FILE PHOTO: A logo is displayed inside a Lululemon outlet retail store at Bicester Village in Oxfordshire, Britain, August 21, 2024. REUTERS/Hollie Adams/File Photo
FILE PHOTO: A logo is displayed inside a Lululemon outlet retail store at Bicester Village in Oxfordshire, Britain, August 21, 2024. REUTERS/Hollie Adams/File Photo

Lululemon Athletica shares rose nearly 8% in early trading on Thursday after reports Elliott Management has built a $1 billion stake in the athleisure wear maker and is working with former Ralph Lauren executive Jane Nielsen for a potential CEO role.

The Canada-based retailer said last week that Calvin McDonald will step down after nearly seven years as its top boss, sparking hopes for a leader who can reverse slowing growth and win back younger shoppers amid fierce competition from trendier players like Alo and Vuori. The stock has lost nearly half of its value this year, underscoring investor concerns over Lululemon's struggles. The company's shares were trading at $224 on Thursday.

"Elliott is famous for agitating for change. These positions aren't built overnight, so Lululemon's board probably saw this coming," said Brian Jacobsen, chief economic strategist, Annex Wealth Management.

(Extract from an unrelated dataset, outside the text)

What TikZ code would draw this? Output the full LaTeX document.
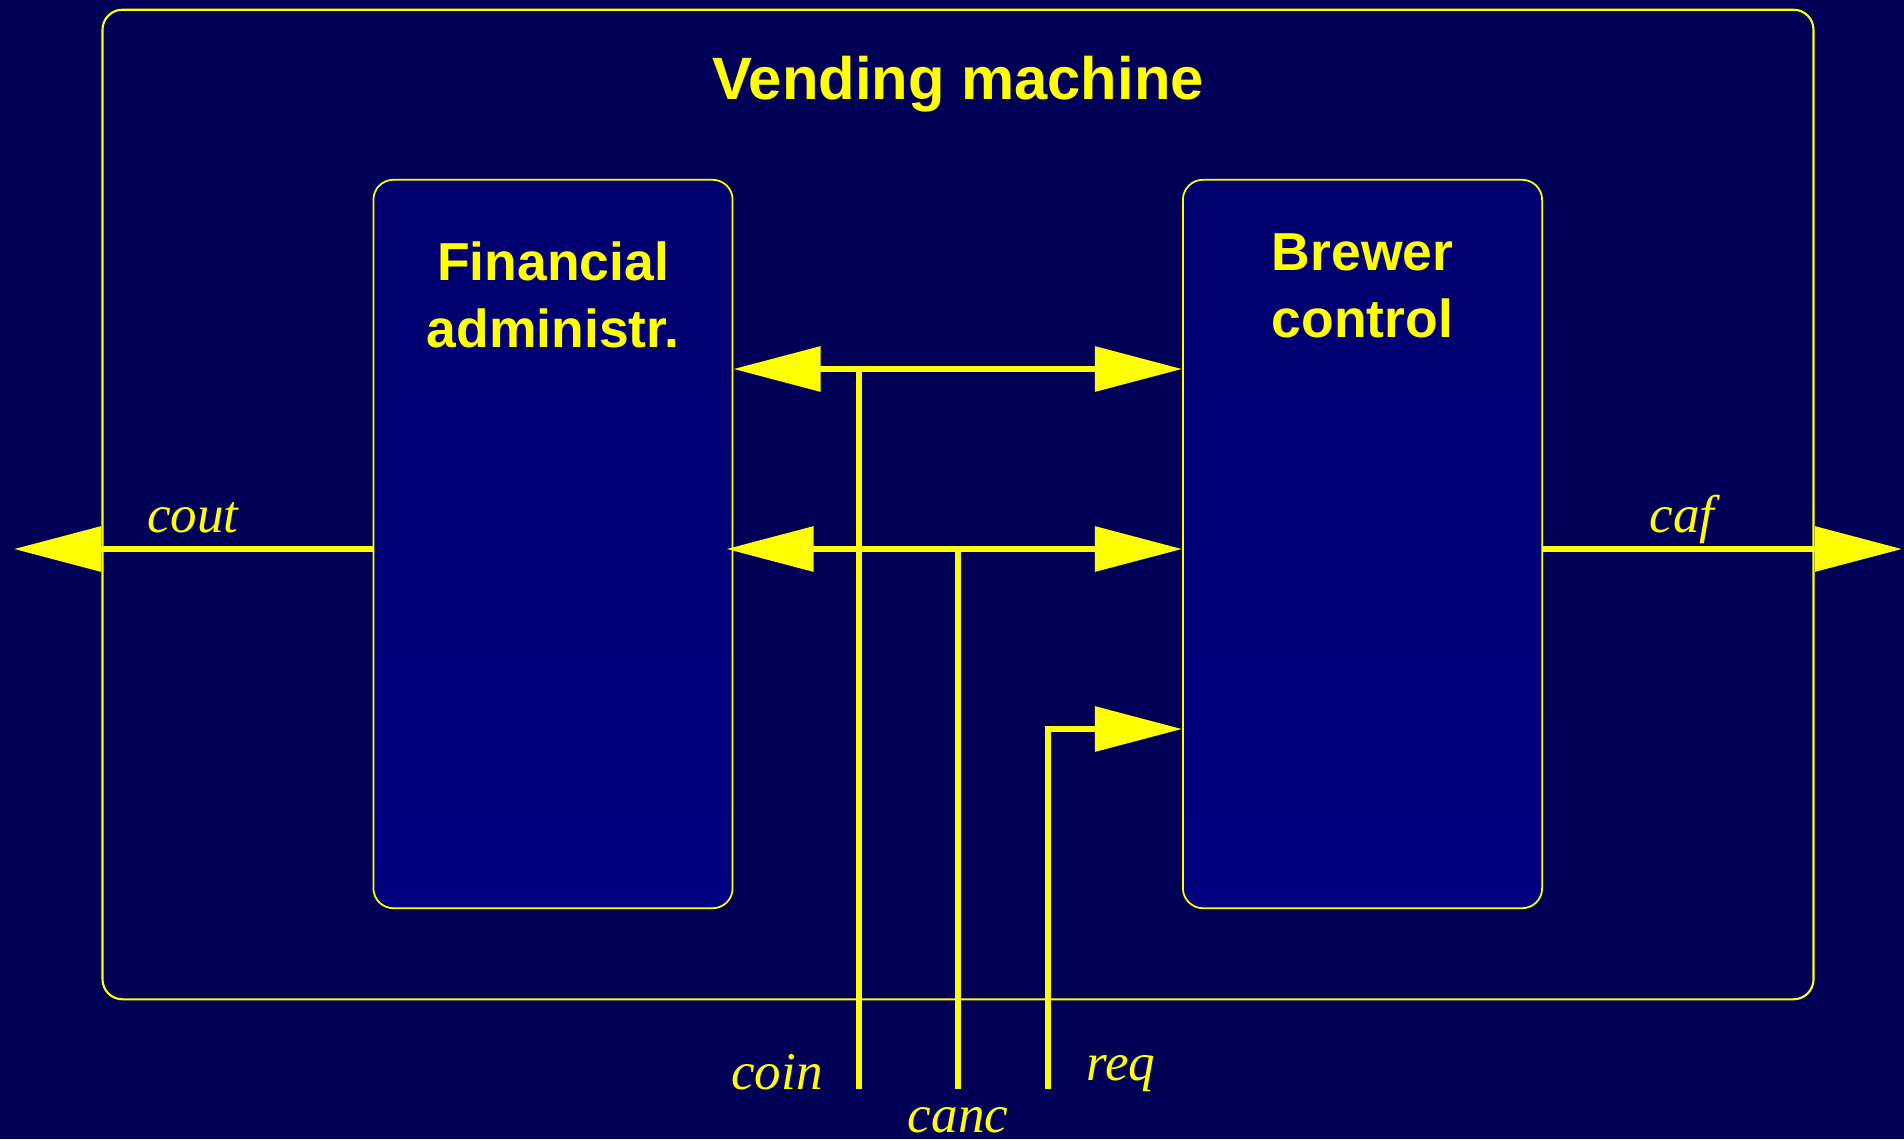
\documentclass[tikz,border=0pt]{standalone}
\usepackage{fontspec}
\setmainfont{Liberation Serif}
\setsansfont{Liberation Sans}
\usetikzlibrary{arrows.meta}
\definecolor{bgnavy}{RGB}{0,0,86}
\definecolor{boxtop}{RGB}{0,0,110}
\definecolor{boxbot}{RGB}{0,0,128}
\definecolor{sigyellow}{RGB}{255,255,0}
\tikzset{
  outerbox/.style={draw=sigyellow, line width=0.6pt, rounded corners=0.2cm},
  blockbox/.style={draw=sigyellow, line width=0.5pt, rounded corners=0.2cm,
    top color=boxtop, bottom color=boxbot, minimum width=3.59cm, minimum height=7.28cm},
  blocktext/.style={text=sigyellow, align=center, font=\sffamily\bfseries\fontsize{15.2}{18.9}\selectfont},
  sig/.style={text=sigyellow, font=\itshape\fontsize{15.1}{18}\selectfont, anchor=base, inner sep=1pt},
  wire/.style={draw=sigyellow, line width=1.7pt, >={Triangle[length=0.87cm, width=0.44cm]}}
}
\begin{document}
\begin{tikzpicture}[x=0.01cm, y=-0.01cm]
    \useasboundingbox (0,0) rectangle (1904,1139);
    \fill[bgnavy] (0,0) rectangle (1904,1139);
    \node[outerbox, minimum width=17.1cm, minimum height=9.89cm] (vm) at (958,504.5) {};
    \node[text=sigyellow, font=\sffamily\bfseries\fontsize{17}{20}\selectfont, anchor=base] (vmtitle) at (958,99.5) {Vending machine};
    \node[blockbox] (fin) at (553,544) {};
    \node[blockbox] (brew) at (1362.5,544) {};
    \node[blocktext] (fintext) at (553,295) {Financial\\administr.};
    \node[blocktext] (brewtext) at (1362.5,286) {Brewer\\control};
    \coordinate (upper) at (0,369);
    \coordinate (middle) at (0,549);
    \coordinate (lower) at (0,729);
    \coordinate (coinfoot) at (859,1089);
    \coordinate (cancfoot) at (958,1089);
    \coordinate (reqfoot) at (1048,1089);
    \coordinate (couttip) at (14,549);
    \coordinate (caftip) at (1902,549);
    \draw[wire,<->] (fin.east |- upper) -- (brew.west |- upper);
    \draw[wire,<->] ([xshift=-0.07cm]fin.east |- middle) -- (brew.west |- middle);
    \draw[wire] (coinfoot) -- (coinfoot |- upper);
    \draw[wire] (cancfoot) -- (cancfoot |- middle);
    \draw[wire,->] (reqfoot) |- (brew.west |- lower);
    \draw[wire,->] (fin.west |- middle) -- (couttip);
    \draw[wire,->] (brew.east |- middle) -- (caftip);
    \node[sig] (cout) at (193,532) {cout};
    \node[sig] (caf) at (1682,532) {caf};
    \node[sig] (coin) at (777,1089) {coin};
    \node[sig] (canc) at (958,1132) {canc};
    \node[sig] (req) at (1121,1080) {req};
  \end{tikzpicture}
\end{document}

The activist investor has been working closely for months with Nielsen, a retail veteran, a source told Reuters on Wednesday. Nielsen, who sits on the board of Cadbury parent Mondelez, has also served as finance chief at Tapestry-owned Coach.

"Lululemon is one of the most powerful brands in retail, defined by exceptional products, deeply engaged communities and significant global potential," Nielsen said in a statement to the Wall Street Journal. "I would welcome the chance to discuss this opportunity with the Lululemon board."

Elliott, Lululemon and Nielsen did not respond to Reuters requests for comment.

Analysts have said the company will need to upgrade its fabrics, use fresher designs and accelerate product launches that click with Gen Z to reclaim its "cool factor" and lure shoppers back.

With much of its sourcing tied to Asian factories facing higher import duties, Lululemon will also need to streamline its supply chain to blunt US tariff pressures and protect margins next year, analysts have said.

"Lululemon should implement fast fashions and introduce an assortment that will pull customers from Alo and Vuori - especially Gen Z customers.

Fast fashion requires a much better supply chain than is currently in use at Lululemon," said Brittain Ladd, a strategy and supply chain consultant at Florida-based Chang Robotics.

The brand's struggles have drawn sharp criticism from founder and largest individual shareholder Chip Wilson. He has also called for an urgent CEO search, led by new, independent directors with deep company knowledge to restore a product-first focus.

Wilson did not respond to a Reuters request for comment.

With a 4.3% ownership, Wilson's stake is valued at about $988 million, according to LSEG data, making Elliott one of the top shareholders in Lululemon, which is valued at nearly $25 billion.

Lululemon trades at a forward price-to-earnings ratio of 16.37, while Gap trades at 11.88 and American Eagle at 16.81, according to LSEG data.